I have seen that a polynomial linear regression can have this form:
$y = c_0 + c_1 x_1 + c_2 x_2 + \dots + c_k x_k $
but I have read that the general lineal model which is a form of the multiple linear regression, can have this form:
$Y_i=b_0+b_1X_{i1}+\dots+b_pX_{ip}$
I see that almost both of them are the same. When I program in R the second case, I can use the function abline, that draws a line of "best fit" as it is called. But when I want to use it in the first case (the polynomial one) it is not possible. Why is that? If both returns a set of scattered points over the plane
Examples of both cases:
First case it could be the index of houses bought by clients over years and bimonthly. Second case, a classical one, it would be the weight prediction of a person considering the weight of their hips, arms, etc.

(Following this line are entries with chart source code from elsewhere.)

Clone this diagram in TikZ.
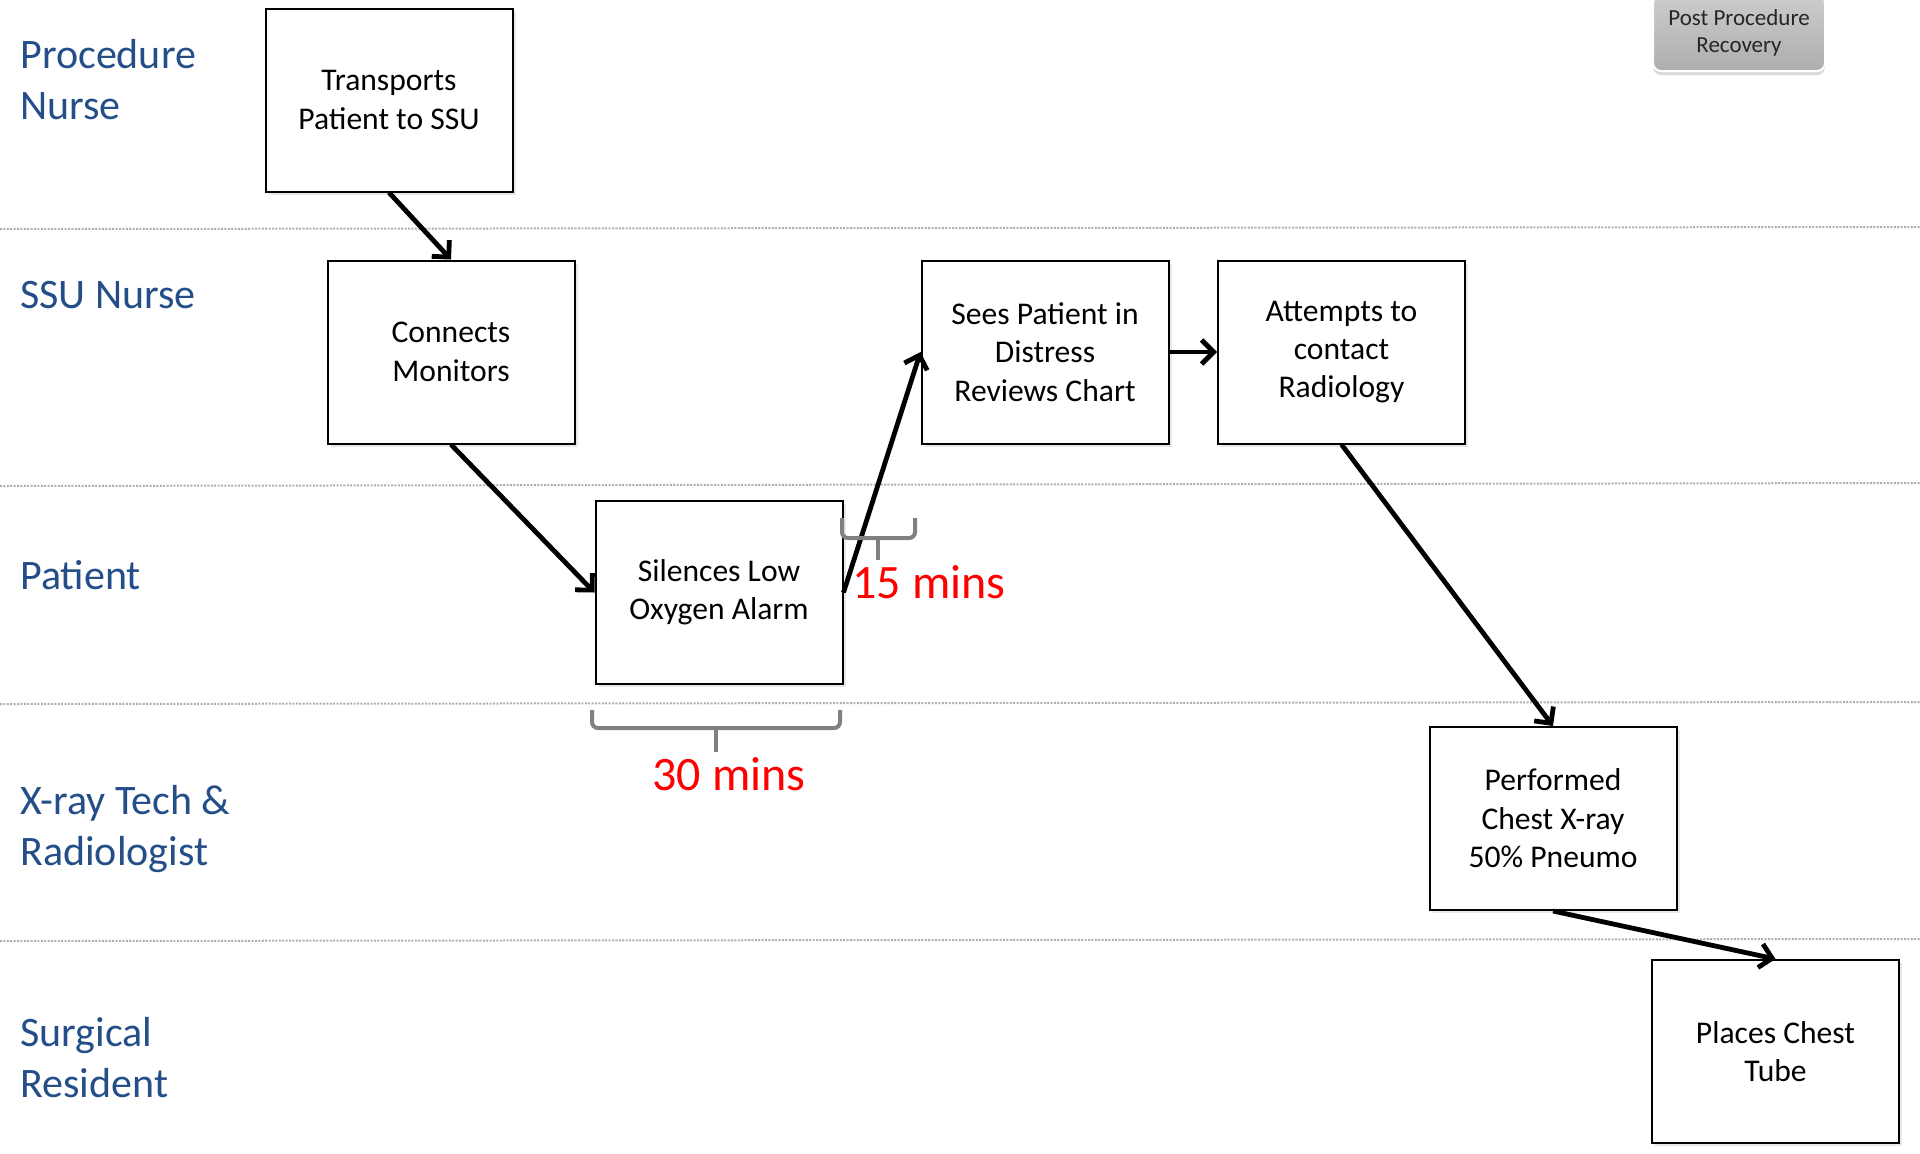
\documentclass[tikz,border=0pt]{standalone}
\usepackage{fontspec}
\setmainfont{Carlito}
\usetikzlibrary{arrows.meta,shadows}
\definecolor{laneblue}{RGB}{36,78,136}
\definecolor{bracegray}{RGB}{128,128,128}
\definecolor{dotgray}{RGB}{175,175,175}
\begin{document}
\begin{tikzpicture}[x=0.5pt,y=-0.5pt,
  stepbox/.style={draw=black,line width=1pt,fill=white,
    minimum width=123.5pt,minimum height=91.5pt,align=center,
    font=\fontsize{15.8}{19.2}\selectfont,
    drop shadow={shadow xshift=1.5pt,shadow yshift=-1.5pt,opacity=0.18}},
  lanelabel/.style={anchor=west,inner sep=0pt,align=left,text=laneblue,
    font=\fontsize{21}{25.5}\selectfont},
  flow/.style={line width=2.4pt,-{Straight Barb[length=6pt,width=12pt,line width=2.4pt]}},
  lanesep/.style={dotgray,line width=1pt,dash pattern=on 1pt off 0.7pt},
  timebrace/.style={bracegray,line width=2pt,rounded corners=3pt},
  timelabel/.style={text=red,inner sep=0pt,font=\fontsize{24}{28}\selectfont}]
  \useasboundingbox (0,0) rectangle (1920,1153);

  % swim-lane separators
  \coordinate (s1l) at (0,229);  \coordinate (s1r) at (1920,227);
  \coordinate (s2l) at (0,486);  \coordinate (s2r) at (1920,483);
  \coordinate (s3l) at (0,704);  \coordinate (s3r) at (1920,702);
  \coordinate (s4l) at (0,941);  \coordinate (s4r) at (1920,939);
  \draw[lanesep] (s1l) -- (s1r);
  \draw[lanesep] (s2l) -- (s2r);
  \draw[lanesep] (s3l) -- (s3r);
  \draw[lanesep] (s4l) -- (s4r);

  % lane titles
  \node[lanelabel] (lpn) at (20,80)   {Procedure\\Nurse};
  \node[lanelabel] (lssu) at (20,295) {SSU Nurse};
  \node[lanelabel] (lpat) at (20,575) {Patient};
  \node[lanelabel] (lxr) at (20,829)  {X-ray Tech \&\\Radiologist};
  \node[lanelabel] (lsr) at (20,1058) {Surgical\\Resident};

  % process steps
  \node[stepbox] (b1) at (389,100)    {Transports\\Patient to SSU};
  \node[stepbox] (b2) at (451,352)    {Connects\\Monitors};
  \node[stepbox] (b3) at (719,592.5)  {Silences Low\\Oxygen Alarm};
  \node[stepbox] (b4) at (1045,352)   {Sees Patient in\\Distress\\Reviews Chart};
  \node[stepbox] (b5) at (1341.5,352) {Attempts to\\contact\\Radiology};
  \node[stepbox] (b6) at (1553,818.5) {Performed\\Chest X-ray\\50\% Pneumo};
  \node[stepbox] (b7) at (1775.5,1051.5) {Places Chest\\Tube};

  % flow
  \draw[flow] (b1.south) -- (b2.north);
  \draw[flow] (b2.south) -- (b3.west);
  \draw[flow] (b3.east) -- (b4.west);
  \draw[flow] (b4.east) -- (b5.west);
  \draw[flow] (b5.south) -- (b6.north);
  \draw[flow] (b6.south) -- (b7.north);

  % elapsed-time braces
  \draw[timebrace] (842,518) -- (842,538) -- (915,538) -- (915,518);
  \draw[timebrace] (878,538) -- (878,560);
  \node[timelabel] (t15) at (929,582) {15 mins};
  \draw[timebrace] (592,710) -- (592,728) -- (840,728) -- (840,710);
  \draw[timebrace] (716,728) -- (716,752);
  \node[timelabel] (t30) at (729,774) {30 mins};

  % button
  \node[draw=white,line width=1pt,rounded corners=4pt,
    top color=black!20,bottom color=black!32,
    minimum width=86pt,minimum height=38pt,inner sep=0pt,align=center,
    font=\fontsize{11.5}{13.5}\selectfont,text=black!85,
    drop shadow={shadow xshift=0pt,shadow yshift=-2pt,opacity=0.3}]
    (ppr) at (1739,33) {Post Procedure\\Recovery};
\end{tikzpicture}
\end{document}
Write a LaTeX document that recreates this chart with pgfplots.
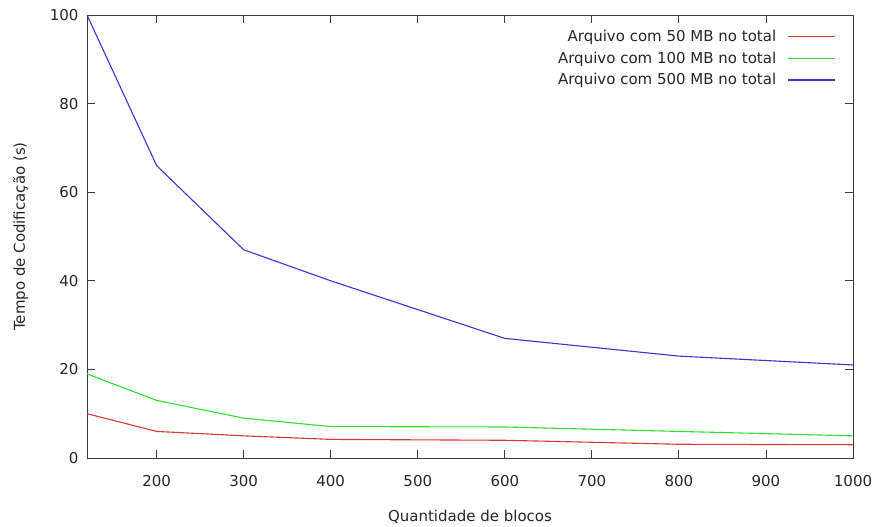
\documentclass[border=0pt]{standalone}
\usepackage{fontspec}
\setmainfont{DejaVu Sans}
\usepackage{pgfplots}
\pgfplotsset{compat=1.18}
\definecolor{cred}{RGB}{220,55,55}
\definecolor{cgreen}{RGB}{50,220,50}
\definecolor{cblue}{RGB}{55,55,205}
\definecolor{axgray}{RGB}{60,60,60}
\begin{document}
\begin{tikzpicture}
\begin{axis}[
  scale only axis,
  width=766pt, height=443pt,
  xmin=120, xmax=1000, ymin=0, ymax=100,
  xtick={200,300,...,1000},
  ytick={0,20,...,100},
  tick align=inside,
  major tick length=8pt,
  axis line style={axgray, line width=0.9pt},
  every tick/.style={axgray, line width=0.9pt},
  tick label style={font=\fontsize{15}{17}\selectfont, text=black!85},
  xticklabel style={yshift=-14pt},
  yticklabel style={xshift=-5pt},
  /pgf/number format/assume math mode=true,
  /pgf/number format/1000 sep={},
  xlabel={Quantidade de blocos},
  ylabel={Tempo de Codificação (s)},
  label style={font=\fontsize{15}{17}\selectfont, text=black!85},
  xlabel style={yshift=-16pt},
  ylabel style={yshift=15pt},
  legend style={draw=none, fill=none, at={(1,1)}, anchor=north east,
    xshift=-14.5pt, yshift=-10.6pt,
    font=\fontsize{15}{17}\selectfont, text=black!85, row sep=5pt},
  legend cell align=right,
  legend plot pos=right,
  legend image code/.code={\path (0pt,0pt); \draw[#1] (9pt,0pt) -- (56pt,0pt);},
]
\addplot[cred, line width=1.1pt] coordinates {(120,10) (200,6) (300,5) (400,4.2) (600,4) (800,3.1) (1000,3)};
\addlegendentry{Arquivo com 50 MB no total}
\addplot[cgreen, line width=1.1pt] coordinates {(120,19) (200,13) (300,9) (400,7.1) (600,7) (800,6) (1000,5)};
\addlegendentry{Arquivo com 100 MB no total}
\addplot[cblue, line width=1.1pt] coordinates {(120,100) (200,66) (300,47) (400,40) (600,27) (800,23) (1000,21)};
\addlegendentry{Arquivo com 500 MB no total}
\end{axis}
\path (current axis.south west) ++(-87pt,-67pt) coordinate (bbA);
\path (current axis.north east) ++(24pt,15pt) coordinate (bbB);
\path (bbA) rectangle (bbB);
\end{tikzpicture}
\end{document}
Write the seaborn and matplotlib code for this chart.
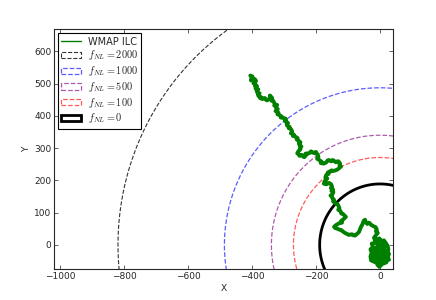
import numpy as np
import pandas as pd
import seaborn as sns
import matplotlib.pyplot as plt
from matplotlib.patches import Patch
from matplotlib.lines import Line2D

# WMAP ILC path
path_x = [-406, -399, -403, -397, -404, -392, -388, -395, -396, -390, -391, -385, -390, -389, -381,
          -386, -384, -377, -382, -380, -372, -375, -368, -364, -360, -357, -354, -349, -347, -343,
          -345, -338, -340, -336, -333, -329, -331, -322, -326, -320, -324, -327, -318, -321, -314,
          -308, -311, -300, -294, -298, -296, -288, -292, -291, -283, -286, -279, -275, -279, -270,
          -273, -266, -258, -261, -255, -249, -254, -252, -246, -251, -249, -255, -259, -254, -252,
          -244, -241, -237, -230, -233, -222, -216, -212, -208, -200, -203, -195, -193, -197, -190,
          -183, -186, -176, -168, -164, -160, -153, -149, -146, -138, -134, -130, -125, -127, -122,
          -129, -133, -137, -147, -151, -157, -164, -161, -168, -171, -165, -168, -174, -170, -176,
          -168, -160, -156, -153, -150, -154, -147, -152, -146, -149, -155, -151, -150, -144, -147,
          -138, -133, -130, -127, -131, -124, -121, -116, -113, -107, -111, -114, -122, -119, -129,
          -133, -137, -144, -140, -136, -126, -121, -117, -108, -103, -98, -88, -84, -78, -70,
          -66, -64, -60, -57, -55, -51, -47, -45, -40, -37, -33, -28, -24, -21, -14,
          -10, -13, -7, -13, -19, -15, -8,
          -3, -9, -1, 6, 11, 16, 9, 14, 4, -4, -12, -18, -10, -2, 6,
          16, 22, 14, 20, 10, 0, -8, -16, -24, -20, -26, -16, -8, 2, 12,
          20, 10, 0, -8, -2, 4, -10, -20, -28, -30, -26, -30, -22, -26, -16,
          -12, -2, 4, 12, 18, 24, 26, 22, 28, 24, 28, 20, 14, 6, -2,
          -10, -4, 8, 16, 8, 0, -8, -14, -6, 2, 8, 0]
path_y = [525, 522, 516, 513, 510, 514, 508, 506, 501, 499, 494, 492, 488, 484, 482,
          477, 472, 470, 466, 461, 458, 455, 452, 455, 455, 450, 448, 451, 452, 460,
          463, 456, 447, 449, 444, 437, 432, 434, 426, 421, 418, 415, 410, 405, 402,
          398, 395, 393, 390, 386, 383, 378, 375, 370, 366, 362, 359, 352, 346, 342,
          338, 336, 331, 327, 323, 318, 314, 310, 305, 300, 296, 291, 284, 280, 276,
          279, 274, 272, 280, 283, 284, 290, 286, 286, 288, 284, 281, 272, 267, 263,
          258, 254, 252, 256, 262, 263, 259, 263, 262, 256, 259, 259, 252, 246, 243,
          237, 234, 232, 229, 231, 228, 224, 220, 217, 210, 206, 203, 197, 193, 190,
          188, 192, 190, 188, 180, 176, 172, 167, 164, 157, 153, 150, 146, 140, 135,
          128, 126, 121, 113, 109, 105, 97, 96, 93, 87, 83, 80, 74, 69, 67,
          64, 62, 56, 52, 51, 47, 46, 42, 36, 34, 31, 33, 30, 29, 36,
          40, 45, 55, 60, 64, 75, 78, 71, 65, 69, 68, 62, 60, 58, 55,
          47, 42, 37, 30, 22, 14, 8,
          2, -4, -8, -2, 6, -3, -10, -16, -18, -14, -10, -16, -22, -24, -28,
          -24, -30, -34, -40, -42, -36, -30, -26, -30, -38, -44, -46, -42, -48, -50,
          -54, -58, -56, -62, -68, -62, -56, -52, -48, -36, -24, -14, -6, 4, 6,
          16, 20, 12, 14, 6, -4, -14, -20, -28, -38, -46, -48, -40, -34, -30,
          -36, -44, -44, -30, -22, -16, -20, -12, -6, -4, 0, 4]

# contour radii for each f_NL
fnl_labels = ["2000", "1000", "500", "100", "0"]
fnl_radii = [820, 487, 340, 271, 189]
fnl_colors = ["black", "#3333ff", "#993399", "#ff3333", "black"]
fnl_styles = ["--", "--", "--", "--", "-"]
fnl_widths = [0.8, 0.9, 0.9, 0.9, 2.0]
fnl_alpha = [0.8, 0.8, 0.8, 0.8, 1.0]

sns.set_style("ticks")
plt.rcParams["mathtext.fontset"] = "cm"
plt.rcParams["font.family"] = ["DejaVu Sans"]

fig = plt.figure(figsize=(4.36, 3.0), dpi=100)
ax = fig.add_axes([0.124, 0.103, 0.777, 0.799])

t = np.linspace(0, 2 * np.pi, 400)
for lab, r, c, ls, lw, a in zip(fnl_labels, fnl_radii, fnl_colors, fnl_styles, fnl_widths, fnl_alpha):
    ax.plot(r * np.cos(t), r * np.sin(t), color=c, ls=ls, lw=lw, alpha=a)

df = pd.DataFrame({"x": path_x, "y": path_y})
sns.lineplot(data=df, x="x", y="y", sort=False, estimator=None, color="green", lw=2.8, ax=ax)

ax.set_xlim(-1020, 40)
ax.set_ylim(-75, 668)
ax.set_xticks([-1000, -800, -600, -400, -200, 0])
ax.set_yticks([0, 100, 200, 300, 400, 500, 600])
ax.tick_params(direction="in", top=True, right=True, labelsize=6.5, length=3, width=0.5, pad=2)
for s in ax.spines.values():
    s.set_linewidth(0.8)
ax.set_xlabel("X", fontsize=6.5, labelpad=2)
ax.set_ylabel("Y", fontsize=6.5, labelpad=2)

handles = [Line2D([0], [0], color="green", lw=1)]
names = ["WMAP ILC"]
for lab, c, ls, lw, a in zip(fnl_labels, fnl_colors, fnl_styles, fnl_widths, fnl_alpha):
    handles.append(Patch(facecolor="none", edgecolor=c, linestyle=ls, lw=lw, alpha=a))
    names.append(r"$f_{NL}=%s$" % lab)
leg = ax.legend(handles, names, loc="upper left", fontsize=7, fancybox=False,
                edgecolor="black", framealpha=1, borderaxespad=0.4, handlelength=2.0,
                handleheight=0.6, labelspacing=0.18, borderpad=0.35, handletextpad=0.7)
for txt in leg.get_texts()[1:]:
    txt.set_fontsize(7.4)
leg.get_frame().set_linewidth(0.8)

fig.savefig("out.png", dpi=100)
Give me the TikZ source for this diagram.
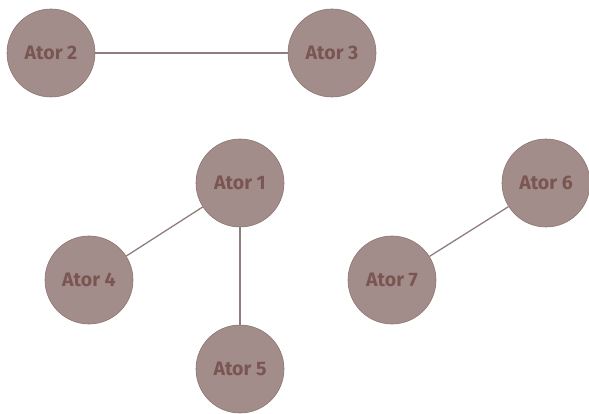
\documentclass[tikz,border=0pt]{standalone}
\usepackage{fontspec}
\setmainfont{Fira Sans}
\definecolor{actfill}{HTML}{A38D8B}
\definecolor{actdraw}{HTML}{8C7472}
\definecolor{acttext}{HTML}{7A5652}
\definecolor{linkcol}{HTML}{8E7E7D}
\begin{document}
\begin{tikzpicture}[x=1pt,y=-1pt,
  actor/.style={circle,minimum size=88pt,inner sep=0pt,fill=actfill,draw=actdraw,line width=0.6pt,
    text=acttext,font=\fontsize{19.5}{22}\selectfont\bfseries},
  link/.style={draw=linkcol,line width=1.3pt}]
\useasboundingbox (0,0) rectangle (589,414);
\node[actor] (a2) at (51,53) {Ator 2};
\node[actor] (a3) at (332,53) {Ator 3};
\node[actor] (a1) at (240,183) {Ator 1};
\node[actor] (a4) at (89,280) {Ator 4};
\node[actor] (a5) at (240,369) {Ator 5};
\node[actor] (a6) at (546,183) {Ator 6};
\node[actor] (a7) at (392,280) {Ator 7};
\draw[link] (a2) -- (a3);
\draw[link] (a1) -- (a4);
\draw[link] (a1) -- (a5);
\draw[link] (a7) -- (a6);
\end{tikzpicture}
\end{document}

Why I can use abline in the second case, but not in the first one?
Thanks
You seem to be confusing "general" with "generalized". General linear models are linear models. You have $$ Y = X\beta+\varepsilon $$ where
Among such general linear models is polynomial regression. In that case, the entries $j$th column of $X$ are the $(j-1)$th powers of those in second column.
In these models, the least-squares estimate of $\beta$ is $\hat\beta= (X^TX)^{-1}X^T Y$.
A generalized linear model is not a linear model. You have a link function. For example, in logistic regression you have $$ \operatorname{logit} E(Y) = X\beta, $$ where $X$ and $\beta$ may be as above, and every element of $Y$ is $0$ or $1$, and the logit is of course $\operatorname{logit} p = \log\dfrac{p}{1-p}$. The logit function is the link function. This is not a linear model.
In these models, one usually uses maximum-likelihood estimates found by iterative numerical methods. These are generally not least-squares estimates.